或许你会问,在如此亏损的情况下,新建高铁的钱从哪里来?除了财政资金,近年来,地方政府参与高铁建设的积极性颇高,它们以拆迁款入股或直接拿真金白银加入,各地都在争夺纳入高铁规划的“入场券”,去年两会,交通部领导回应各地的高铁之争时称,“不可能把高铁建到所有的县和乡”。
“高铁一响,黄金万两”,这句俗语道出了各地争夺高铁的真谛,高铁已经不再是简单的交通工具,背后是人流、物流、资金流的汇集,高铁重塑中国城市空间格局,不仅带来城市的新一轮竞争,也带来区域经济格局的变化。而地方政府参与其中,不仅能享受高铁沿线土地价格上涨而带来的收益,还能通过高铁融入全国经济发展网络,在区域协同发展中抢占先机,享受区域一体化发展的红利。
但不容忽视的事实是,地方政府各类显性、隐性债务已非常庞大,而高铁投資本身又是一个高负债高亏损的活动,地方政府无视风险,依旧热情参与其中,引发了业内高铁“灰犀牛”之争。
今年1月,北京交通大学教授赵坚、上海交通大学教授陈欣等学者因赵坚的《谨防高铁“灰犀牛”》一文引发讨论,西南交通大学相关专家等交通运输专业人士纷纷撰文参与,他们意见不一,随后,赵坚发《再论“高铁灰犀牛”》《对高铁“外部经济”问题的思考》作出回应。
诚然,双方对高铁发展中是否存在“灰犀牛”展开辩驳,分析角度不一样,结果也不尽相同,但值得一提的是,双方都并没有否定高铁对城市(群)发展的价值,而是在如何建上产生分歧,如赵坚认为,“中国是需要通过投资特别是通过投资铁路来拉动经济,但问题是建设什么铁路、在哪里建铁路能够更好推动经济社会发展”。

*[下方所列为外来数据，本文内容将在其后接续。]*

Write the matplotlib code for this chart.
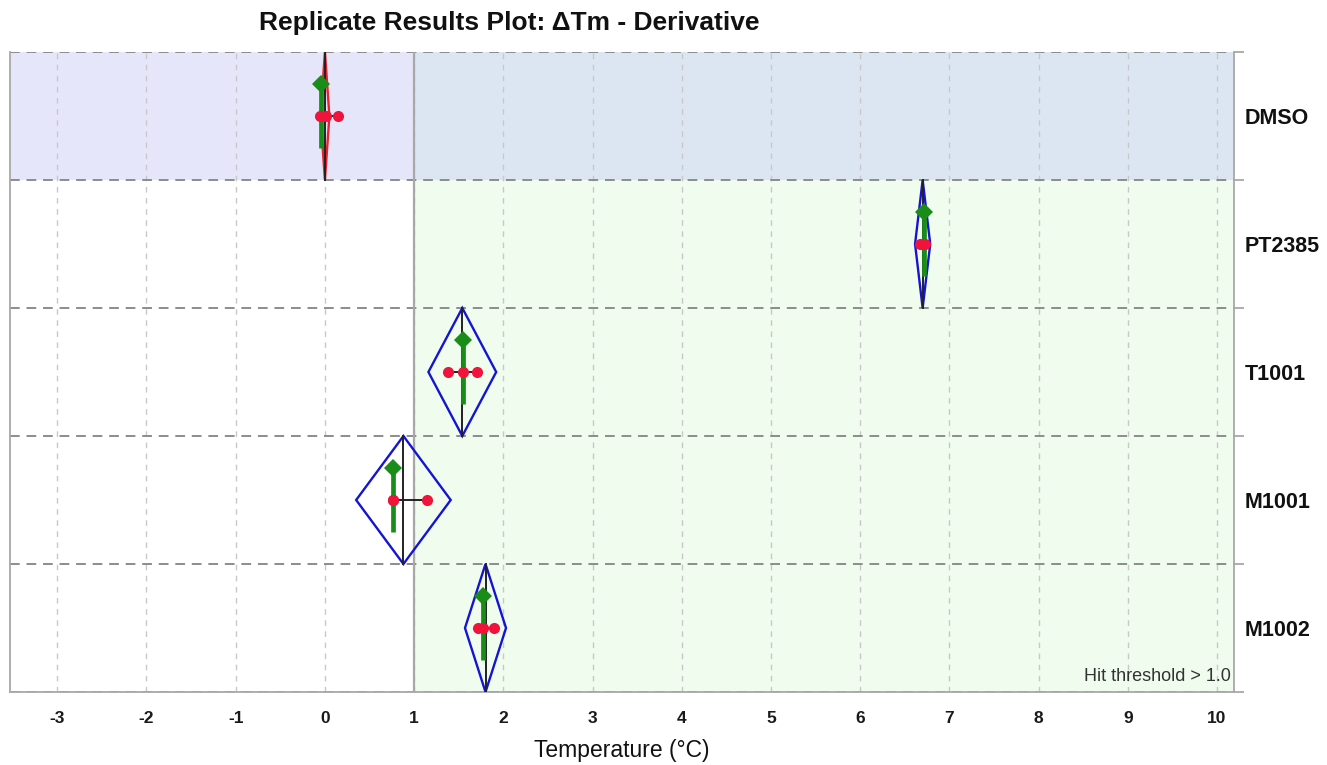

有学者认为,新建高铁项目应该以运输密度为依据,且“运输密度应高于3600万人公里/公里”,但实际中,高铁项目的设立往往以连接多少城市、建设“米”字形高铁形成几小时经济圈为依据,郑州、西安等城市就是受益于“米”字型高铁网络发展起来的区域中心城市。
这种偏差背后,是高铁客流能否充足和地方经济发展发展能否抢占先机的较量,也是高铁短期经济效益和区域经济融合发展的权衡,这不应是非此即彼的选择,寻找平衡点,才是这场较量的应有之义。